Muddle. Flora squinted through her half-closed lids. I muddle through. We muddle through. Typing? The notion of an office did not appeal. Medicine? She permitted herself a vision of driving around Nether Hinton in the pony trap with a black doctor’s bag beside her. But medicine involved rather more than cutting a dash around a village. Examinations for one thing. Father? Kit was right. He would chain her up – or the modern equivalent.

What it boiled down to was that Flora had neither the worldliness, the knowledge, nor the habit of taking charge of herself to make dramatic changes. Sobering but true.

She picked up her copy of Michael Arlen’s
The Green Hat
and smoothed the pages. Daisy had recommended it and she now knew why: its heroine was very like Daisy.

Her thoughts flitted this way and that and, after a while, Flora fell asleep.

Three other women were eating breakfast in the restaurant. One was young and expensively dowdy. The second, decked in unnecessary furs and made up with scarlet lipstick and Vaselined lids, looked no better than she should be – but since she was undoubtedly beautiful and exuded inviting sexuality, men hovered at her table. At a table opposite, an older woman in a grey felt hat and a sensible Harris tweed suit hugged a glass of brandy and soda as if her life depended on it.

To give herself courage Matty also ordered a brandy and soda. When the steward brought it the restaurant heaved with a clatter of china, and she braced her feet on the carpet. Her hand shook only a little when she raised the glass to her lips, and Matty was encouraged. Freed from the heat of Villa Lafayette, she felt better. Stronger. More determined. More like the women she wished to be like. She gulped down another mouthful.

If Matty was going to do what she planned, it had to be now while her courage was high and her inhibitions were down. The moment was right – a powerful instinct told her so – but her terror was such that she thought she was going to faint. Two minutes later, half the brandy and soda had disappeared, and fanned, warm and supportive, through her. Dear Emma, Matty headed her prayer, whoever you are, I want you to know you have a lot to answer for and I, for one, hope that you are right.

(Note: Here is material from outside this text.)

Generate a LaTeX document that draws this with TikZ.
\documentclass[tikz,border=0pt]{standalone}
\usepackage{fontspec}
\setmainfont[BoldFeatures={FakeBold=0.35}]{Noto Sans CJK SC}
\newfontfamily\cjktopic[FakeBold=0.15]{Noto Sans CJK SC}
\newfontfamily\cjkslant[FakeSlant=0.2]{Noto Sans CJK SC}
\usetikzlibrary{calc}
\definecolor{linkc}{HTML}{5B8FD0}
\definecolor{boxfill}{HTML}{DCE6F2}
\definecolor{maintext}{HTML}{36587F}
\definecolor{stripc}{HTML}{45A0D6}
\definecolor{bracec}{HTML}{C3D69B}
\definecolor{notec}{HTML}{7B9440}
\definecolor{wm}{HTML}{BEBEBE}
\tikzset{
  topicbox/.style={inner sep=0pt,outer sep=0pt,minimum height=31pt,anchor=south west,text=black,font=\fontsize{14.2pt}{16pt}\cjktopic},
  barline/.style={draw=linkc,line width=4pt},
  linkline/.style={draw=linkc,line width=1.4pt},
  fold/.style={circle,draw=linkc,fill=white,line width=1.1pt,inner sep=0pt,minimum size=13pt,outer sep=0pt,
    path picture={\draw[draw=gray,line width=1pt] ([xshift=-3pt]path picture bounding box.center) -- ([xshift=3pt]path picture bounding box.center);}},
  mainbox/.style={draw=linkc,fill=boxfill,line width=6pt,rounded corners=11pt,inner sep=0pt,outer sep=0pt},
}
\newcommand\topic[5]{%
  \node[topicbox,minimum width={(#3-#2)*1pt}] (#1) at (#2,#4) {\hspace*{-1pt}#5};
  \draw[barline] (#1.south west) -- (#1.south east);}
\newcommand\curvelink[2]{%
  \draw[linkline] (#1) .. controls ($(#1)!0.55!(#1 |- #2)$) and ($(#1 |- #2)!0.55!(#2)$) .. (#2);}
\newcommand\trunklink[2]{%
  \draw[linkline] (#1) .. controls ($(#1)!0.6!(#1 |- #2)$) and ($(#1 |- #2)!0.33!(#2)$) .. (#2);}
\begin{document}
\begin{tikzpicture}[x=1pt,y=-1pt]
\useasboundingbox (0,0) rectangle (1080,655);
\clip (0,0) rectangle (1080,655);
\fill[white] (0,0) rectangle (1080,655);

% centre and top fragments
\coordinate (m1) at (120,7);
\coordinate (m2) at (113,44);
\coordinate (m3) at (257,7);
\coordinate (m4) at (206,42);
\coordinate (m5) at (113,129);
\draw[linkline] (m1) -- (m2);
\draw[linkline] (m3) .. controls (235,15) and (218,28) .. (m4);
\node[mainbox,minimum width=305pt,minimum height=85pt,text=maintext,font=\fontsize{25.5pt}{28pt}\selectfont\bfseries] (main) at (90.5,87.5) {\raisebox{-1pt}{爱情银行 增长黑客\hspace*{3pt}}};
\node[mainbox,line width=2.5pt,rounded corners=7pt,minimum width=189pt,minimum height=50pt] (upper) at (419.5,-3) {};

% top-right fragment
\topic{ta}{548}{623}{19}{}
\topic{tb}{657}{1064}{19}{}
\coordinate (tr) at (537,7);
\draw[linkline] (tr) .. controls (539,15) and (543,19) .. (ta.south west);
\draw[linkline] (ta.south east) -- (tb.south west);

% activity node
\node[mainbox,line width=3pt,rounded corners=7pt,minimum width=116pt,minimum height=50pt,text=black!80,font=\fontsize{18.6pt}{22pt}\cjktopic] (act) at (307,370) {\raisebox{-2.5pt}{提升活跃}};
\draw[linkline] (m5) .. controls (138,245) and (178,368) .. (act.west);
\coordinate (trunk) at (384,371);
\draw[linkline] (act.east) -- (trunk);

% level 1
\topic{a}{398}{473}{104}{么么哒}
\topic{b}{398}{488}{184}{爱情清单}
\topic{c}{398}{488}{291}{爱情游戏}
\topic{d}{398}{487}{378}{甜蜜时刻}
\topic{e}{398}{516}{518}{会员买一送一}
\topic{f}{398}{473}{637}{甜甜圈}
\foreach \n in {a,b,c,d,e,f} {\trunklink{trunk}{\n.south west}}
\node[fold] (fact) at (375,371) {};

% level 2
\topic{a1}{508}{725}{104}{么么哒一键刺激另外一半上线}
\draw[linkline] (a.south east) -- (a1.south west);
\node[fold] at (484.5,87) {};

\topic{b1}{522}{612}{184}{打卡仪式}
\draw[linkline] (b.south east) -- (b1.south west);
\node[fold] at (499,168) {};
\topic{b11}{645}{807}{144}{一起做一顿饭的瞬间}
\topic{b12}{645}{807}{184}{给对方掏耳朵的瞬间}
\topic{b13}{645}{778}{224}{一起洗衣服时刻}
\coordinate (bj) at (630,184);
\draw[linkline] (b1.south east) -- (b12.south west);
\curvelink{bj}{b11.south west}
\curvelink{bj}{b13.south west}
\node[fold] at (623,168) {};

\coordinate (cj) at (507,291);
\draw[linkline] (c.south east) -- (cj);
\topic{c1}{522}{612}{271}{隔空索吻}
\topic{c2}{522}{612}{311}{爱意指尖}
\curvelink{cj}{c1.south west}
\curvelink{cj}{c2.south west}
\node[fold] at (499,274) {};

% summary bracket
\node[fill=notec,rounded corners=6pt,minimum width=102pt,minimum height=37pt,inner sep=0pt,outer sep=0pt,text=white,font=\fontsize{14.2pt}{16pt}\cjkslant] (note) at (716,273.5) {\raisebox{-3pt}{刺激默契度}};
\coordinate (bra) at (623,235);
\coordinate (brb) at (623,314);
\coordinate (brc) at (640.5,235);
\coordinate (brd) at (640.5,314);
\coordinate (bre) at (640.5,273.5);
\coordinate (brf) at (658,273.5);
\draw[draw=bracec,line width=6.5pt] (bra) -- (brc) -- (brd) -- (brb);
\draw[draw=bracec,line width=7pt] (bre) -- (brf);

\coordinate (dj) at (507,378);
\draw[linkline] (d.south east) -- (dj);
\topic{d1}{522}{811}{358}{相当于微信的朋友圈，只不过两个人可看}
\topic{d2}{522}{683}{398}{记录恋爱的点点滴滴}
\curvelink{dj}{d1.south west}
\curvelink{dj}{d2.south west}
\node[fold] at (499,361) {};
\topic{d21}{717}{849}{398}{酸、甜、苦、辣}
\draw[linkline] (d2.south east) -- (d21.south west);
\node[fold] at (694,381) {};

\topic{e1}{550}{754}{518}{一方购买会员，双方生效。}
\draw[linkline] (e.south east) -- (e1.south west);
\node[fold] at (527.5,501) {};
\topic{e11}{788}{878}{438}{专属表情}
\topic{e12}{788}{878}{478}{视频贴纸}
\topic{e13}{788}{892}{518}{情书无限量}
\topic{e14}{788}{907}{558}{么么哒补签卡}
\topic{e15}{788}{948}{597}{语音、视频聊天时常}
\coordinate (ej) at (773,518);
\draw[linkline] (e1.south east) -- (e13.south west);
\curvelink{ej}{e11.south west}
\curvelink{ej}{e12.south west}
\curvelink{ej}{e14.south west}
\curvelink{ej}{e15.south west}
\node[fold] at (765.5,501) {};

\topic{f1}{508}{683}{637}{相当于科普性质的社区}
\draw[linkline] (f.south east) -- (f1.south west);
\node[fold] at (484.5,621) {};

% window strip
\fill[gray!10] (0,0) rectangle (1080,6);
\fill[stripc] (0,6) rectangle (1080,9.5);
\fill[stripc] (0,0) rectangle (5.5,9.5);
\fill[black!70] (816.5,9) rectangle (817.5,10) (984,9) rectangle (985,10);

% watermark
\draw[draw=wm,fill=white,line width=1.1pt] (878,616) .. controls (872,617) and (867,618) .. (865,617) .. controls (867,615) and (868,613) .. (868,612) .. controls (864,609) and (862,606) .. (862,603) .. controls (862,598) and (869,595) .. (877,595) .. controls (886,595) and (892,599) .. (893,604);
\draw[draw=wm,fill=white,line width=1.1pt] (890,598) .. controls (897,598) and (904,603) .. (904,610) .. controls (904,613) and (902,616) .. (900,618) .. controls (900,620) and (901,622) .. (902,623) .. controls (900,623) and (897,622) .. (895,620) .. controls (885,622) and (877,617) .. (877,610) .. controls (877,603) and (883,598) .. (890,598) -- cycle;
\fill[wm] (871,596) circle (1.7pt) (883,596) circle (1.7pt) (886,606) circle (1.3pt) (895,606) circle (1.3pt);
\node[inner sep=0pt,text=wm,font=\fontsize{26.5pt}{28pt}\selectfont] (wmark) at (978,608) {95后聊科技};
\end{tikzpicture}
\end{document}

She got up, permitted the waiter to pull back her chair and to escort her out of the restaurant. Outside, the wind immediately attacked her hat and roared past her ears, and waves threw drifts of spume over her face. Kit was still standing at the rail, gazing back towards the vanished French coastline. Stepping carefully over the deck in her inappropriately high heels, Matty approached him.

‘Excuse me,’ she said softly.

Evidently Kit did not hear her for he said nothing.

‘Excuse me,’ she repeated, and touched his forearm. Puzzled by the interruption, Kit turned his head and looked down at his travelling companion. Later, he remembered thinking how badly she carried fatigue. She looked ill, frightened and very small. The wind whipped a strand of hair across her cheek and she pushed it back with a hand that trembled visibly.

‘I hope you don’t mind me interrupting you,’ she said.

Normally polite, Kit’s expression was not inviting and she shrank inside. ‘No,’ he said, barely concealing his reluctance. ‘Of course not. Do you need help?’

Matty lost her nerve and floundered. ‘I was just wondering what time we will dock.’

Kit pushed aside thoughts of the weary business of settling debts and making decisions about what to sell, what to keep, how to stay solvent, and consulted his watch. ‘Another hour,’ he replied. ‘Are you feeling all right?’

‘Perfectly, thank you.’

There was silence.

‘Could I get you something to drink?’ he asked over the noise of the wind.